This Friday, 5 May, is the general election for the state legislature of Karnataka, a major state in the south of India (capital Bangalore). The state is ruled by the Bharatiya Janata Party (BJP); in fact it is one of the rare states outside of the north where the party has ruled recently. With general elections due for the federal government within in a year–and potentially coming earlier–this is a key state contest to watch.
The BJP is facing a major challenge in projecting a national leader and PM candidate. It is widely expected to endorse Narendra Modi, the Chief Minister (state PM) of Gujarat. Modi campaigned today in Karnataka. However, Modi’s past associations with communal violence means that his nomination would cause severe tensions with coalition partners in the National Democratic Alliance, the BJP-ruled opposition alliance. ((Tensions are especially high the Janata Dal (United), which currently rules the northern state of Bihar in coalition with the BJP. The Chief Minister of Bihar, Nitish Kumar, has hinted at quitting the NDA is Modi is its PM candidate.)) Thus Karnataka is a test not only for the BJP and NDA as units, but for Modi personally.
The federal ruling party, the Indian National Congress (which rules through the United Progressive Alliance), has dispatched its national leader, Sonia Gandhi, to campaign in Karnataka as well.
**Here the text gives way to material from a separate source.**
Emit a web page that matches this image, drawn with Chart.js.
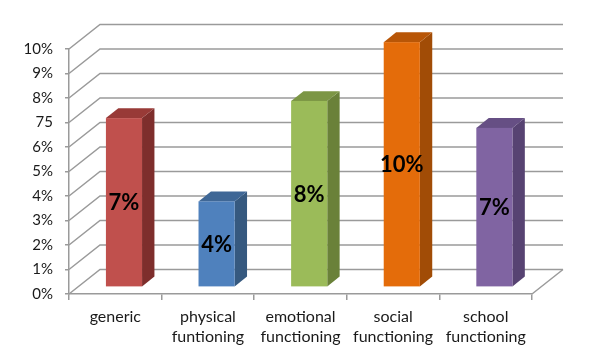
<!DOCTYPE html>
<html>
<head>
<meta charset="utf-8">
<script src="https://cdn.jsdelivr.net/npm/chart.js@4/dist/chart.umd.min.js"></script>
<style>
  html, body { margin: 0; padding: 0; background: #fff; }
  #wrap { width: 595px; height: 362px; }
</style>
</head>
<body>
<div id="wrap"><canvas id="c" width="595" height="362"></canvas></div>
<script>
// ---- data ----
const categories = [["generic"], ["physical", "funtioning"], ["emotional", "functioning"], ["social", "functioning"], ["school", "functioning"]];
const values = [6.9, 3.5, 7.6, 10.0, 6.5];
const valueLabels = ["7%", "4%", "8%", "10%", "7%"];
const yTickLabels = ["0%", "1%", "2%", "3%", "4%", "5%", "6%", "75", "8%", "9%", "10%"];
const frontColors = ["#C0504D", "#4F81BD", "#9BBB59", "#E46C0A", "#8064A2"];
const sideColors  = ["#7E2E2C", "#36597F", "#6A8139", "#A14C06", "#574372"];
const topColors   = ["#983A37", "#3F6796", "#7C9645", "#B85607", "#664F84"];

// ---- 3D look ----
const DEPTH_X = 31, DEPTH_Y = -24.5;
const F1 = 0.28, F2 = 0.68;
const GRID = "#9a9a9a";

const threeD = {
  id: "threeD",
  beforeDatasetsDraw(chart) {
    const ctx = chart.ctx, a = chart.chartArea, ys = chart.scales.y;
    ctx.save();
    ctx.strokeStyle = GRID;
    ctx.lineWidth = 1.5;
    for (let v = 0; v <= 10; v++) {
      const py = ys.getPixelForValue(v);
      ctx.beginPath();
      ctx.moveTo(a.left, py);
      ctx.lineTo(a.left + DEPTH_X, py + DEPTH_Y);
      ctx.lineTo(a.right + DEPTH_X, py + DEPTH_Y);
      ctx.stroke();
    }
    const p0 = ys.getPixelForValue(0);
    ctx.beginPath();
    ctx.moveTo(a.right, p0);
    ctx.lineTo(a.right + DEPTH_X, p0 + DEPTH_Y);
    ctx.stroke();
    ctx.restore();
  },
  beforeDatasetDraw() { return false; },
  afterDatasetsDraw(chart) {
    const ctx = chart.ctx;
    const meta = chart.getDatasetMeta(0);
    meta.data.forEach((bar, i) => {
      const p = bar.getProps(["x", "y", "base", "width"], true);
      const ox = F1 * DEPTH_X, oy = F1 * DEPTH_Y;
      const dx = (F2 - F1) * DEPTH_X, dy = (F2 - F1) * DEPTH_Y;
      const l = p.x - p.width / 2 + ox, r = p.x + p.width / 2 + ox;
      const t = p.y + oy, b = p.base + oy;
      ctx.save();
      ctx.fillStyle = sideColors[i];
      ctx.beginPath();
      ctx.moveTo(r, t); ctx.lineTo(r + dx, t + dy); ctx.lineTo(r + dx, b + dy); ctx.lineTo(r, b);
      ctx.closePath(); ctx.fill();
      ctx.fillStyle = topColors[i];
      ctx.beginPath();
      ctx.moveTo(l, t); ctx.lineTo(l + dx, t + dy); ctx.lineTo(r + dx, t + dy); ctx.lineTo(r, t);
      ctx.closePath(); ctx.fill();
      ctx.fillStyle = frontColors[i];
      ctx.fillRect(l, t, r - l, b - t);
      ctx.fillStyle = "#000";
      ctx.font = "bold 22px Lato";
      ctx.textAlign = "center";
      ctx.textBaseline = "middle";
      ctx.fillText(valueLabels[i], (l + r) / 2, (t + b) / 2 + 1);
      ctx.restore();
    });
  }
};

new Chart(document.getElementById("c"), {
  type: "bar",
  data: {
    labels: categories,
    datasets: [{ data: values, backgroundColor: frontColors, barPercentage: 0.39, categoryPercentage: 1 }]
  },
  options: {
    responsive: false,
    animation: false,
    layout: { padding: { left: 0, right: 63, top: 49, bottom: 0 } },
    plugins: { legend: { display: false }, tooltip: { enabled: false } },
    scales: {
      y: {
        min: 0, max: 10,
        afterFit(s) { s.width = 69; },
        ticks: { stepSize: 1, padding: 12, color: "#1a1a1a", font: { family: "Lato", size: 15 },
                 callback: (v) => yTickLabels[v] },
        grid: { drawOnChartArea: false, tickLength: 4, color: GRID, lineWidth: 1.5 },
        border: { color: GRID, width: 1.5 }
      },
      x: {
        afterFit(s) { s.height = 68; },
        ticks: { padding: 7, color: "#1a1a1a", font: { family: "Lato", size: 16, lineHeight: 1.25 } },
        grid: { drawOnChartArea: false, offset: true, tickLength: 6, color: GRID, lineWidth: 1.5 },
        border: { color: GRID, width: 1.5 }
      }
    }
  },
  plugins: [threeD]
});
</script>
</body>
</html>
The BJP has experienced internal splits in the state, including the launching of a new party, the Karnataka Janata Paksha (KJP), by former Chief Minister B.S. Yeddyurappa. The BJP is unlikely to retain a majority of seats. Yeddyurappa has stated that, “There is no question of going back to the BJP”. If Congress likewise does not win a majority, a Congress-KJP post-poll alliance is likely.